→ Directive: Below are some records: retype them all exactly, but not the pictures.

→ Records for this task:
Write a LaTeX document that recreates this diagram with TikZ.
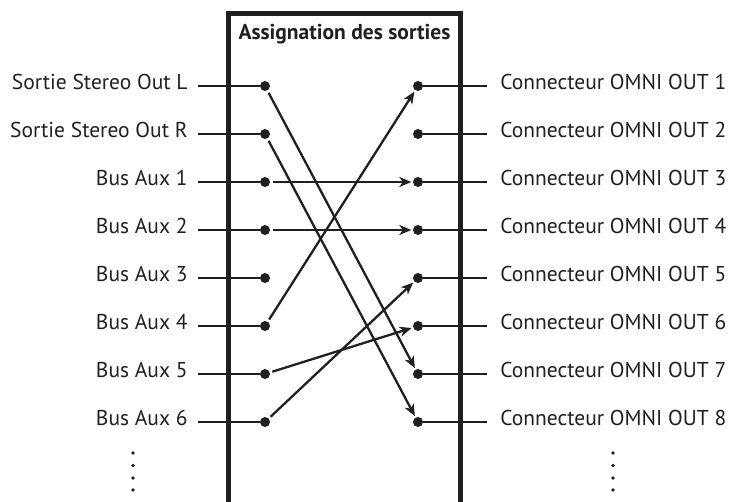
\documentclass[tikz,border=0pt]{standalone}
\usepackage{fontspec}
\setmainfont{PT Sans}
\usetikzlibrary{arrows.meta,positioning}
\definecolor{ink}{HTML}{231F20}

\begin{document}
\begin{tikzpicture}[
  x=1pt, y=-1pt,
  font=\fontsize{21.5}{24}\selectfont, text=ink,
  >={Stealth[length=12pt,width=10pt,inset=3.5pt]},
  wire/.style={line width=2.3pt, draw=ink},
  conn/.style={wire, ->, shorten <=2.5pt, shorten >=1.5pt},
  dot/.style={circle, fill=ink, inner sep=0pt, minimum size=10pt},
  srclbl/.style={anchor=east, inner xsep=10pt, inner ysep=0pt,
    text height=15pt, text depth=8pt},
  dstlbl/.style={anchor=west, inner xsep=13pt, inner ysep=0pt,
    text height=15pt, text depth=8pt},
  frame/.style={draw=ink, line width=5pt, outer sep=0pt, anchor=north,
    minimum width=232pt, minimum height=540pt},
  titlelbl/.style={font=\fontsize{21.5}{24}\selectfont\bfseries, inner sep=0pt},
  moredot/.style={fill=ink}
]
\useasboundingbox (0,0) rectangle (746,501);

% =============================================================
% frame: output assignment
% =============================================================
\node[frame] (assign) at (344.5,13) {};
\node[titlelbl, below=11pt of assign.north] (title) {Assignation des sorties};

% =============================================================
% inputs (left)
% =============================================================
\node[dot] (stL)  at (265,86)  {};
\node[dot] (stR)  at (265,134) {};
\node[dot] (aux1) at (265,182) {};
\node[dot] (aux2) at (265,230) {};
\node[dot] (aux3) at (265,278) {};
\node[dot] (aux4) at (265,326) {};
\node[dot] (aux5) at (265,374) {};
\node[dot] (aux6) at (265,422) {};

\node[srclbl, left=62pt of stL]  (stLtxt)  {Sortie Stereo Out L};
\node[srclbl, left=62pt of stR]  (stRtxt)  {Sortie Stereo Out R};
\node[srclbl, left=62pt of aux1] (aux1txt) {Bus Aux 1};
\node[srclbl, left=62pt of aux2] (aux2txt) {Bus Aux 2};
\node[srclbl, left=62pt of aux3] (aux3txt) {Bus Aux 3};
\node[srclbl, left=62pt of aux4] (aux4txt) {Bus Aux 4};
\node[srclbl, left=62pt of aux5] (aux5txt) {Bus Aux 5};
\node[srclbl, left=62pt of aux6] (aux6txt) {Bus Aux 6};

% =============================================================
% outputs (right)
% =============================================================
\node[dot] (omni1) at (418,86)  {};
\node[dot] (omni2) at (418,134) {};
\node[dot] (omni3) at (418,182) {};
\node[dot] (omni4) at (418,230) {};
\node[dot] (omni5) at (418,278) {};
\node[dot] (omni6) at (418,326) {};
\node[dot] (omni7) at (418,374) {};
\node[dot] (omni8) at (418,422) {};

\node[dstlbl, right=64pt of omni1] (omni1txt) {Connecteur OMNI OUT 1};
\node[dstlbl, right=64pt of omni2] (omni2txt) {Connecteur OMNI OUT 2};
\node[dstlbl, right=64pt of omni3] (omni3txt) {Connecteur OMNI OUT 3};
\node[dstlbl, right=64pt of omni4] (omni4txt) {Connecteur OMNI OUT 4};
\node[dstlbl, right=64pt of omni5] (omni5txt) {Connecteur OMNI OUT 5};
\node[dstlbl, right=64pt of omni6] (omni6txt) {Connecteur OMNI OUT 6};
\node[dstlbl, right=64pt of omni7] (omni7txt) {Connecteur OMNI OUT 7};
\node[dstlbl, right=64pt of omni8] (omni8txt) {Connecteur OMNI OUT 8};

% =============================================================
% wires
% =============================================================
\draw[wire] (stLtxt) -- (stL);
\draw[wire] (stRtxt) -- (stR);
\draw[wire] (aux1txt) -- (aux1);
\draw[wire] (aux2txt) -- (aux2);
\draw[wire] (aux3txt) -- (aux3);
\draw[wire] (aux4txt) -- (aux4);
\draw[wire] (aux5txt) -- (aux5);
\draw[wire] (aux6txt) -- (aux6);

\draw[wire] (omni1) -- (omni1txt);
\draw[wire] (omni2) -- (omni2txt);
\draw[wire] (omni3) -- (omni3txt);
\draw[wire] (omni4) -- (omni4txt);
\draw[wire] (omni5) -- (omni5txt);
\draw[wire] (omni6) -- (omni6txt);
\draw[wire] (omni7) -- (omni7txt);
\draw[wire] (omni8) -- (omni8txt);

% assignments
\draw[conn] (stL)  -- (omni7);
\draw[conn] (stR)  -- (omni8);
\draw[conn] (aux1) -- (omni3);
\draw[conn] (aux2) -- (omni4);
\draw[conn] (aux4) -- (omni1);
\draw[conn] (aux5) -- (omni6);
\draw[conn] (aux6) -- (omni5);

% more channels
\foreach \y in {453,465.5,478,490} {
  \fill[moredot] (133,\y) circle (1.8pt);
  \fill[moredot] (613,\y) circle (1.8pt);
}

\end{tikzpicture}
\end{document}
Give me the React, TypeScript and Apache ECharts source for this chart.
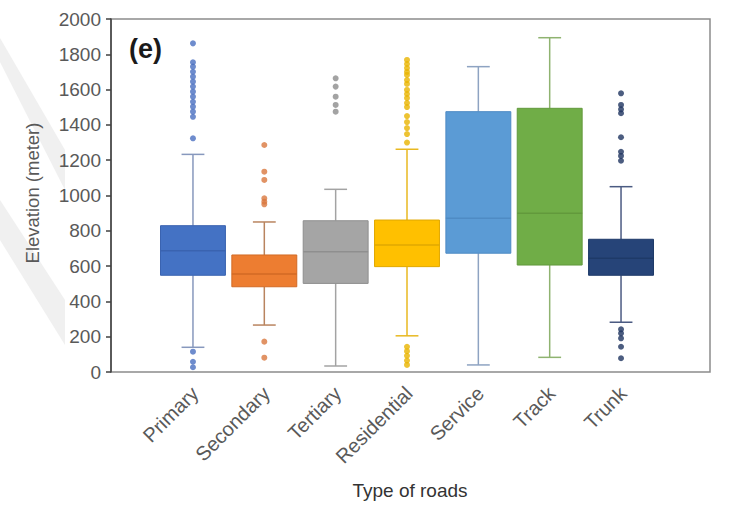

→ Task solution:
Write a LaTeX document that recreates this diagram with TikZ.
\documentclass[tikz,border=0pt]{standalone}
\usepackage{fontspec}
\setmainfont{PT Sans}
\usetikzlibrary{arrows.meta,positioning}
\definecolor{ink}{HTML}{231F20}

\begin{document}
\begin{tikzpicture}[
  x=1pt, y=-1pt,
  font=\fontsize{21.5}{24}\selectfont, text=ink,
  >={Stealth[length=12pt,width=10pt,inset=3.5pt]},
  wire/.style={line width=2.3pt, draw=ink},
  conn/.style={wire, ->, shorten <=2.5pt, shorten >=1.5pt},
  dot/.style={circle, fill=ink, inner sep=0pt, minimum size=10pt},
  srclbl/.style={anchor=east, inner xsep=10pt, inner ysep=0pt,
    text height=15pt, text depth=8pt},
  dstlbl/.style={anchor=west, inner xsep=13pt, inner ysep=0pt,
    text height=15pt, text depth=8pt},
  frame/.style={draw=ink, line width=5pt, outer sep=0pt, anchor=north,
    minimum width=232pt, minimum height=540pt},
  titlelbl/.style={font=\fontsize{21.5}{24}\selectfont\bfseries, inner sep=0pt},
  moredot/.style={fill=ink}
]
\useasboundingbox (0,0) rectangle (746,501);

% =============================================================
% frame: output assignment
% =============================================================
\node[frame] (assign) at (344.5,13) {};
\node[titlelbl, below=11pt of assign.north] (title) {Assignation des sorties};

% =============================================================
% inputs (left)
% =============================================================
\node[dot] (stL)  at (265,86)  {};
\node[dot] (stR)  at (265,134) {};
\node[dot] (aux1) at (265,182) {};
\node[dot] (aux2) at (265,230) {};
\node[dot] (aux3) at (265,278) {};
\node[dot] (aux4) at (265,326) {};
\node[dot] (aux5) at (265,374) {};
\node[dot] (aux6) at (265,422) {};

\node[srclbl, left=62pt of stL]  (stLtxt)  {Sortie Stereo Out L};
\node[srclbl, left=62pt of stR]  (stRtxt)  {Sortie Stereo Out R};
\node[srclbl, left=62pt of aux1] (aux1txt) {Bus Aux 1};
\node[srclbl, left=62pt of aux2] (aux2txt) {Bus Aux 2};
\node[srclbl, left=62pt of aux3] (aux3txt) {Bus Aux 3};
\node[srclbl, left=62pt of aux4] (aux4txt) {Bus Aux 4};
\node[srclbl, left=62pt of aux5] (aux5txt) {Bus Aux 5};
\node[srclbl, left=62pt of aux6] (aux6txt) {Bus Aux 6};

% =============================================================
% outputs (right)
% =============================================================
\node[dot] (omni1) at (418,86)  {};
\node[dot] (omni2) at (418,134) {};
\node[dot] (omni3) at (418,182) {};
\node[dot] (omni4) at (418,230) {};
\node[dot] (omni5) at (418,278) {};
\node[dot] (omni6) at (418,326) {};
\node[dot] (omni7) at (418,374) {};
\node[dot] (omni8) at (418,422) {};

\node[dstlbl, right=64pt of omni1] (omni1txt) {Connecteur OMNI OUT 1};
\node[dstlbl, right=64pt of omni2] (omni2txt) {Connecteur OMNI OUT 2};
\node[dstlbl, right=64pt of omni3] (omni3txt) {Connecteur OMNI OUT 3};
\node[dstlbl, right=64pt of omni4] (omni4txt) {Connecteur OMNI OUT 4};
\node[dstlbl, right=64pt of omni5] (omni5txt) {Connecteur OMNI OUT 5};
\node[dstlbl, right=64pt of omni6] (omni6txt) {Connecteur OMNI OUT 6};
\node[dstlbl, right=64pt of omni7] (omni7txt) {Connecteur OMNI OUT 7};
\node[dstlbl, right=64pt of omni8] (omni8txt) {Connecteur OMNI OUT 8};

% =============================================================
% wires
% =============================================================
\draw[wire] (stLtxt) -- (stL);
\draw[wire] (stRtxt) -- (stR);
\draw[wire] (aux1txt) -- (aux1);
\draw[wire] (aux2txt) -- (aux2);
\draw[wire] (aux3txt) -- (aux3);
\draw[wire] (aux4txt) -- (aux4);
\draw[wire] (aux5txt) -- (aux5);
\draw[wire] (aux6txt) -- (aux6);

\draw[wire] (omni1) -- (omni1txt);
\draw[wire] (omni2) -- (omni2txt);
\draw[wire] (omni3) -- (omni3txt);
\draw[wire] (omni4) -- (omni4txt);
\draw[wire] (omni5) -- (omni5txt);
\draw[wire] (omni6) -- (omni6txt);
\draw[wire] (omni7) -- (omni7txt);
\draw[wire] (omni8) -- (omni8txt);

% assignments
\draw[conn] (stL)  -- (omni7);
\draw[conn] (stR)  -- (omni8);
\draw[conn] (aux1) -- (omni3);
\draw[conn] (aux2) -- (omni4);
\draw[conn] (aux4) -- (omni1);
\draw[conn] (aux5) -- (omni6);
\draw[conn] (aux6) -- (omni5);

% more channels
\foreach \y in {453,465.5,478,490} {
  \fill[moredot] (133,\y) circle (1.8pt);
  \fill[moredot] (613,\y) circle (1.8pt);
}

\end{tikzpicture}
\end{document}
Give me the React, TypeScript and Apache ECharts source for this chart.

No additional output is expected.